GIVEN EXERCISE =
Work out how many lines of the listing hold the string "this", then answer with that number and nothing else.
········
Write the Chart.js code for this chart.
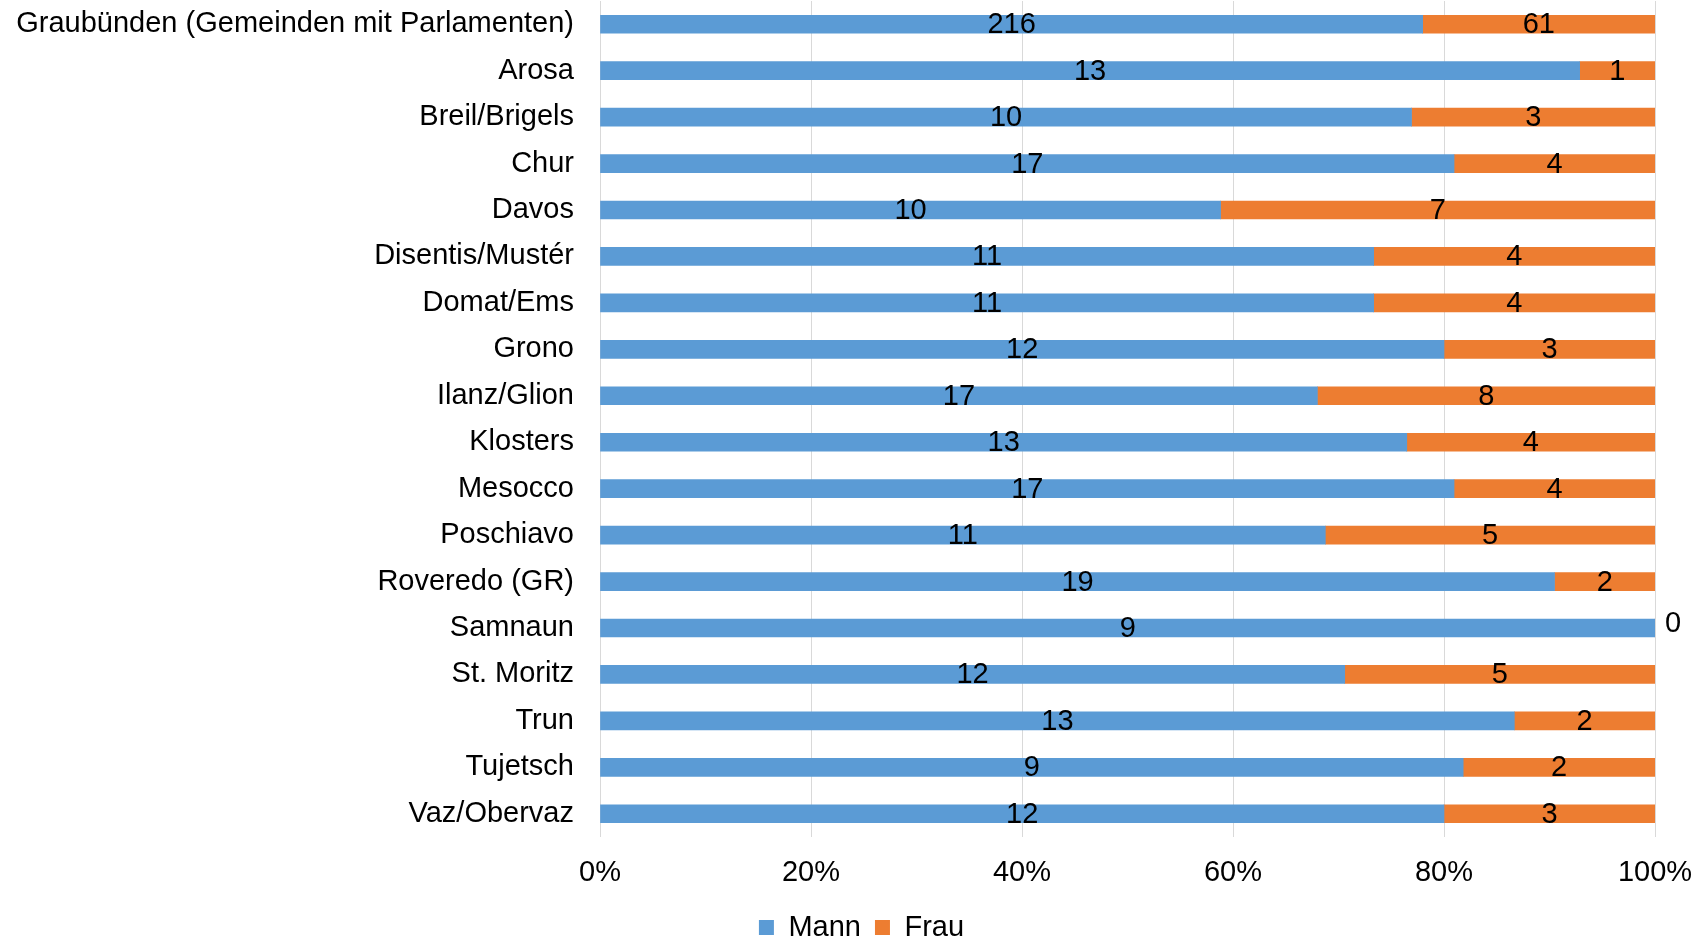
<!DOCTYPE html>
<html>
<head>
<meta charset="utf-8">
<script src="https://cdn.jsdelivr.net/npm/chart.js@4.4.1/dist/chart.umd.min.js"></script>
<style>
  html, body { margin: 0; padding: 0; background: #fff; }
  #wrap { width: 1707px; height: 940px; }
</style>
</head>
<body>
<div id="wrap"><canvas id="genderChart"></canvas></div>
<script>
  "use strict";

  var gemeinden = [
    "Graubünden (Gemeinden mit Parlamenten)",
    "Arosa",
    "Breil/Brigels",
    "Chur",
    "Davos",
    "Disentis/Mustér",
    "Domat/Ems",
    "Grono",
    "Ilanz/Glion",
    "Klosters",
    "Mesocco",
    "Poschiavo",
    "Roveredo (GR)",
    "Samnaun",
    "St. Moritz",
    "Trun",
    "Tujetsch",
    "Vaz/Obervaz"
  ];
  var mann = [216, 13, 10, 17, 10, 11, 11, 12, 17, 13, 17, 11, 19, 9, 12, 13, 9, 12];
  var frau = [61, 1, 3, 4, 7, 4, 4, 3, 8, 4, 4, 5, 2, 0, 5, 2, 2, 3];
  var xTicks = [0, 20, 40, 60, 80, 100];

  function share(part, i) {
    return part[i] / (mann[i] + frau[i]) * 100;
  }

  var FONT = "'Liberation Sans', Arial, sans-serif";

  // count labels centred in each segment (Excel style)
  var countLabels = {
    id: "countLabels",
    afterLayout: function (chart) {
      // long category names reach past the padded axis box; don't clip them
      chart.scales.y.left = 0;
    },
    afterDatasetsDraw: function (chart) {
      var ctx = chart.ctx;
      ctx.save();
      ctx.font = "29px " + FONT;
      ctx.fillStyle = "#000";
      ctx.textAlign = "center";
      ctx.textBaseline = "middle";
      chart.data.datasets.forEach(function (ds, di) {
        var meta = chart.getDatasetMeta(di);
        meta.data.forEach(function (bar, i) {
          var v = ds.counts[i];
          var x = (bar.x + bar.base) / 2;
          var y = bar.y + 1;
          if (v === 0) {
            x = bar.x + 18;
            y = bar.y - 4;
          }
          ctx.fillText(String(v), x, y);
        });
      });
      ctx.restore();
    }
  };

  new Chart(document.getElementById("genderChart"), {
    type: "bar",
    data: {
      labels: gemeinden,
      datasets: [
        {
          label: "Mann",
          data: mann.map(function (v, i) { return share(mann, i); }),
          counts: mann,
          backgroundColor: "#5B9BD5",
          barThickness: 18
        },
        {
          label: "Frau",
          data: frau.map(function (v, i) { return share(frau, i); }),
          counts: frau,
          backgroundColor: "#ED7D31",
          barThickness: 18
        }
      ]
    },
    options: {
      indexAxis: "y",
      responsive: true,
      maintainAspectRatio: false,
      animation: false,
      layout: { padding: { left: 68, right: 52, top: 1, bottom: -12 } },
      plugins: {
        legend: {
          position: "bottom",
          labels: {
            font: { family: FONT, size: 29 },
            color: "#000",
            boxWidth: 15,
            boxHeight: 15,
            padding: 14
          }
        },
        tooltip: { enabled: false }
      },
      scales: {
        x: {
          stacked: true,
          min: 0,
          max: 100,
          afterBuildTicks: function (scale) {
            scale.ticks = xTicks.map(function (v) { return { value: v }; });
          },
          ticks: {
            font: { family: FONT, size: 29 },
            color: "#000",
            padding: 19,
            maxRotation: 0,
            callback: function (v) { return v + "%"; }
          },
          grid: { color: "#D9D9D9", lineWidth: 1, drawTicks: false },
          border: { display: false },
          afterFit: function (scale) {
            scale.height = 62;
            scale.paddingLeft = 0;
            scale.paddingRight = 0;
          }
        },
        y: {
          stacked: true,
          ticks: {
            font: { family: FONT, size: 29 },
            color: "#000",
            padding: 26,
            autoSkip: false
          },
          grid: { display: false, drawTicks: false },
          border: { display: false },
          afterFit: function (scale) {
            scale.width = 532;
            scale.paddingTop = 0;
            scale.paddingBottom = 0;
          }
        }
      }
    },
    plugins: [countLabels]
  });
</script>
</body>
</html>
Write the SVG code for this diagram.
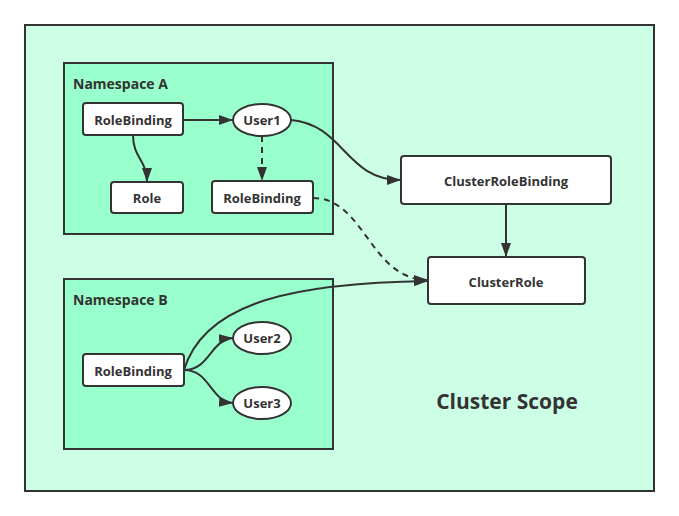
<svg xmlns="http://www.w3.org/2000/svg" width="679" height="516" viewBox="0 0 679 516">
<defs>
<marker id="arr" viewBox="0 0 14 10" refX="14" refY="5" markerWidth="14" markerHeight="10" markerUnits="userSpaceOnUse" orient="auto">
<path d="M0,0 L14,5 L0,10 Z" fill="#333"/>
</marker>
<style>
.box{fill:#fff;stroke:#333;stroke-width:2}
.ns{fill:#99ffcc;stroke:#333;stroke-width:2}
.t{font-family:"Open Sans","Noto Sans","Liberation Sans",sans-serif;font-weight:bold;font-size:13px;fill:#333;text-anchor:middle;dominant-baseline:central}
.h{font-family:"Open Sans","Noto Sans","Liberation Sans",sans-serif;font-weight:bold;font-size:14px;fill:#333}
.c{fill:none;stroke:#333;stroke-width:2;marker-end:url(#arr)}
.d{stroke-dasharray:6,5}
</style>
</defs>
<rect width="679" height="516" fill="#fff"/>
<g id="cluster">
<rect x="25" y="25" width="629" height="466" fill="#ccffe6" stroke="#333" stroke-width="2"/>
<text x="507" y="401" class="t" style="font-size:21px">Cluster Scope</text>
</g>
<g id="nsA">
<rect x="64" y="63" width="269" height="171" class="ns"/>
<text x="73" y="89" class="h">Namespace A</text>
</g>
<g id="nsB">
<rect x="64" y="279" width="269" height="170" class="ns"/>
<text x="73" y="305" class="h">Namespace B</text>
</g>
<g id="connectors">
<path class="c" d="M183,120 L233,120"/>
<path class="c" d="M133,135 C133,158 147,160 147,182"/>
<path class="c d" d="M262,136 L262,181"/>
<path class="c" d="M291,120 C345,125 345,180 401,180"/>
<path class="c d" d="M313,198 C365,198 370,280 428,280"/>
<path class="c" d="M506,204 L506,257"/>
<path class="c" d="M184,370 C205,300 300,283 428,281"/>
<path class="c" d="M184,370 C210,370 210,340 233,338"/>
<path class="c" d="M184,370 C210,370 210,401 233,403"/>
</g>
<g id="rbA"><rect x="83" y="103" width="100" height="32" rx="3" class="box"/><text x="133" y="120" class="t">RoleBinding</text></g>
<g id="user1"><ellipse cx="262" cy="120" rx="29" ry="16" class="box"/><text x="262" y="120" class="t">User1</text></g>
<g id="role"><rect x="111" y="182" width="72" height="31" rx="3" class="box"/><text x="147" y="198" class="t">Role</text></g>
<g id="rbA2"><rect x="212" y="181" width="101" height="32" rx="3" class="box"/><text x="262" y="198" class="t">RoleBinding</text></g>
<g id="crb"><rect x="401" y="156" width="210" height="48" rx="3" class="box"/><text x="506" y="181" class="t">ClusterRoleBinding</text></g>
<g id="cr"><rect x="428" y="257" width="157" height="47" rx="3" class="box"/><text x="506" y="282" class="t">ClusterRole</text></g>
<g id="rbB"><rect x="83" y="354" width="101" height="32" rx="3" class="box"/><text x="133" y="371" class="t">RoleBinding</text></g>
<g id="user2"><ellipse cx="262" cy="338" rx="29" ry="16" class="box"/><text x="262" y="338" class="t">User2</text></g>
<g id="user3"><ellipse cx="262" cy="403" rx="29" ry="16" class="box"/><text x="262" y="403" class="t">User3</text></g>
</svg>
········
EXPECTED ANSWER =
2